I think some people are getting fooled by the huge dollar amounts shown. What is lost upon them is that the purpose of parking meters isn't to raise a huge amount of money, but to encourage turnover and make efficient use of curbside space. The minimal amount of money raised by them is just supplemental to whatever taxes are normally imposed for the maintenance of roads and sidewalks.

This deal is rotten to the core, there's no other way to put it. This introduces no free market principals to the mix, and is just a 50 year government approved monopoly on parking. At the very least, we should start this process over again, like other cities have when they rejected the initial parking proposals.

Additional views:

Advance Indiana: here and here.
Pat Andrews: here and here.


  1. 'The 200 jobs were also a topic of a few questions, and Huber and the ACS representative made no secret that the 200 jobs were in a separate contract and weren't necessarily related to the management of parking. There's nothing in that separate contract that specifies what these jobs are, how much they pay, and so on."

    NOOOOOOOOOOOOOOOOOOOOOOOOOOOOOO!!!! That jobs letter is NOT a contract as any first year law student will tell you. There is no consideration for it, which is a requirement for a contract. If they want to make it legally enforceable, all they need to do is to put it in the contract. They are not doing that for a reason...they don't want it enforced. They can most certainly include it in the contract, even if the jobs don't relate to parking...again another fact that a first year law student could tell you.

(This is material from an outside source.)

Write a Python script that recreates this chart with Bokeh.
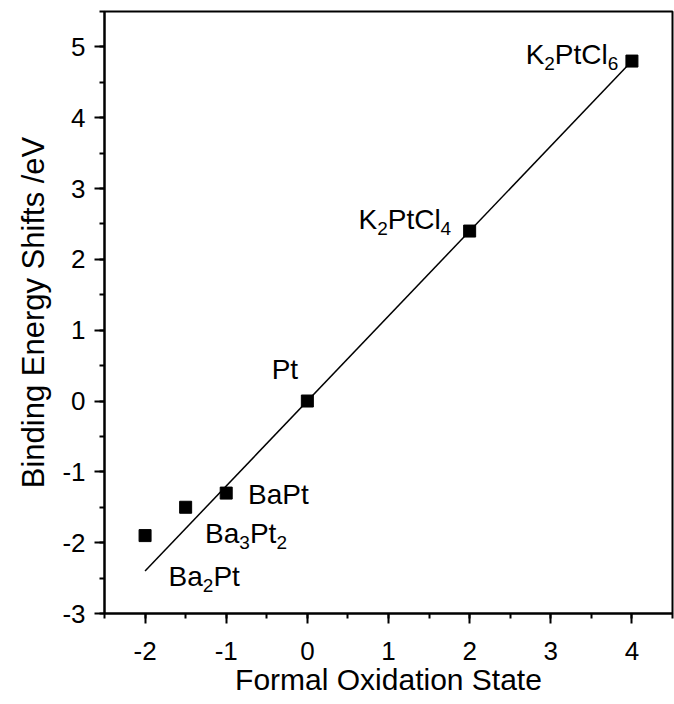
from bokeh.plotting import figure
from bokeh.models import (ColumnDataSource, SingleIntervalTicker, Range1d,
                          CustomJSTickFormatter)
from bokeh.core.properties import value
from bokeh.embed import file_html
from bokeh.resources import INLINE

# ---- data ----
ox_state = [-2.0, -1.5, -1.0, 0.0, 2.0, 4.0]
be_shift = [-1.9, -1.5, -1.3, 0.0, 2.4, 4.8]

fit_x = [-2.0, 4.0]
fit_y = [-2.4, 4.8]

# compound labels: pieces of (text, is_subscript)
label_pieces = [
    [("K", 0), ("2", 1), ("PtCl", 0), ("6", 1)],
    [("K", 0), ("2", 1), ("PtCl", 0), ("4", 1)],
    [("Pt", 0)],
    [("BaPt", 0)],
    [("Ba", 0), ("3", 1), ("Pt", 0), ("2", 1)],
    [("Ba", 0), ("2", 1), ("Pt", 0)],
]
label_x = [2.69, 0.63, -0.44, -0.73, -1.26, -1.71]
label_y = [4.76, 2.44, 0.32, -1.45, -2.00, -2.60]

x_title = "Formal Oxidation State"
y_title = "Binding Energy Shifts /eV"

# ---- styling ----
FONT = "Liberation Sans"
MAIN_PX = 28
SUB_PX = 19
SUB_DROP = 9
BASE_SHIFT = -9
ADV = {"K": 0.667, "P": 0.667, "t": 0.278, "C": 0.722, "l": 0.222,
       "B": 0.667, "a": 0.556}

def adv(s, px):
    return sum(ADV.get(c, 0.556) for c in s) * px

p = figure(width=674, height=704, output_backend="svg", toolbar_location=None,
           x_range=Range1d(-2.5, 4.5), y_range=Range1d(-3, 5.5),
           min_border_left=104, min_border_right=2, min_border_top=11,
           min_border_bottom=91)
p.background_fill_color = "white"
p.border_fill_color = "white"
p.xgrid.visible = False
p.ygrid.visible = False
p.outline_line_color = "black"
p.outline_line_width = 2

fmt = CustomJSTickFormatter(code="return tick.toFixed(0);")
for ax in (p.xaxis[0], p.yaxis[0]):
    ax.ticker = SingleIntervalTicker(interval=1, num_minor_ticks=2)
    ax.formatter = fmt
    ax.axis_line_color = "black"
    ax.axis_line_width = 2
    ax.major_tick_line_color = "black"
    ax.major_tick_line_width = 2
    ax.minor_tick_line_color = "black"
    ax.minor_tick_line_width = 2
    ax.major_tick_out = 10
    ax.major_tick_in = 0
    ax.minor_tick_out = 5
    ax.minor_tick_in = 0
    ax.major_label_text_font = FONT
    ax.major_label_text_font_size = "26px"
    ax.major_label_text_color = "black"
    ax.axis_label_text_font = FONT
    ax.axis_label_text_font_style = "normal"
    ax.axis_label_text_color = "black"

p.xaxis.axis_label = x_title
p.yaxis.axis_label = y_title
p.xaxis.axis_label_text_font_size = "30px"
p.yaxis.axis_label_text_font_size = "31px"
p.xaxis.major_label_standoff = 18
p.xaxis.axis_label_standoff = 0
p.yaxis.major_label_standoff = 9
p.yaxis.axis_label_standoff = 8

p.line(fit_x, fit_y, line_color="black", line_width=1.5)
p.scatter(ox_state, be_shift, marker="square", size=12,
          fill_color="black", line_color="black")

# label pieces
tx, ty, tt, xo, yo, fs = [], [], [], [], [], []
for pieces, lx, ly in zip(label_pieces, label_x, label_y):
    off = 0.0
    for s, sub in pieces:
        px = SUB_PX if sub else MAIN_PX
        tx.append(lx)
        ty.append(ly)
        tt.append(s)
        xo.append(off)
        yo.append(BASE_SHIFT + (SUB_DROP if sub else 0))
        fs.append(f"{px}px")
        off += adv(s, px)

src = ColumnDataSource(dict(x=tx, y=ty, text=tt, xo=xo, yo=yo, fs=fs))
p.text(x="x", y="y", text="text", x_offset="xo", y_offset="yo",
       text_font_size="fs", text_font=value(FONT), text_color="black",
       text_align="left", text_baseline="alphabetic", source=src)

open("out.html", "w").write(file_html(p, INLINE))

    The 200 job thing is yet another example of why this whole thing smells bad.

  2. The stench of this deal is still lingering through out the city. The conflicts of interest are apparent and it surfaces the special interests involved.
    Seriously folks let's get real. Public officials are supposed to be trustees of the commonweal, not political buccaneers seeking their own private gain. But sometimes, in what economists call a principal-agent problem, those trustees forsake that obligation and misuse the power delegated to them in ways that advance their personal interests rather than those of the public.
    Corruption distorts the allocation of resources toward projects that
    can generate illicit payoffs. Besides the undesirable efficiency consequences arising
    from this distortion, the effect is likely to aggravate social inequalities, because the poor and powerless suffer, by definition, a comparative disadvantage in securing special favors.
    As far as the 200 jobs ACS proposed to bring to the city for seven years that is a manipulation of the people to get this deal passed. Here’s some food for thought about ACS.
    Salaries of ACS fall below the average. Their wages actually fall with in the poverty level. ACS employee's are also on a salary freeze and have not received a raise in over three years. They have posted management positions for starting wages of $9.50 hourly.
    ACS has a 2.2 company rating nation wide by their employee’s. This is a strong indicator that ACS is not the kind of company the city of Indianapolis and the people of Indianapolis need. Indianapolis needs good, strong, ethical companies like Google, SAS, Qualcomm, and Genentech. Each of those companies has a program that enables employees to voice their ideas, enhances the innovative culture, and ultimately develops ideas that will benefit the business, communities, and employees. Each company supports innovation. They offer stress free environments and offer their employee's livable wages with exceptional perks. AND their annual earnings and profits are less than that of ACS (Affiliated Computer Services).
    So, for ACS to "say" they are going to bring 200 jobs with this deal is insulting.
    Their current employees’s throughout Indiana live off pennies, food stamps, and are regular patrons of local food pantries. Unless you work for ACS, people have no idea what ACS employee’s endure.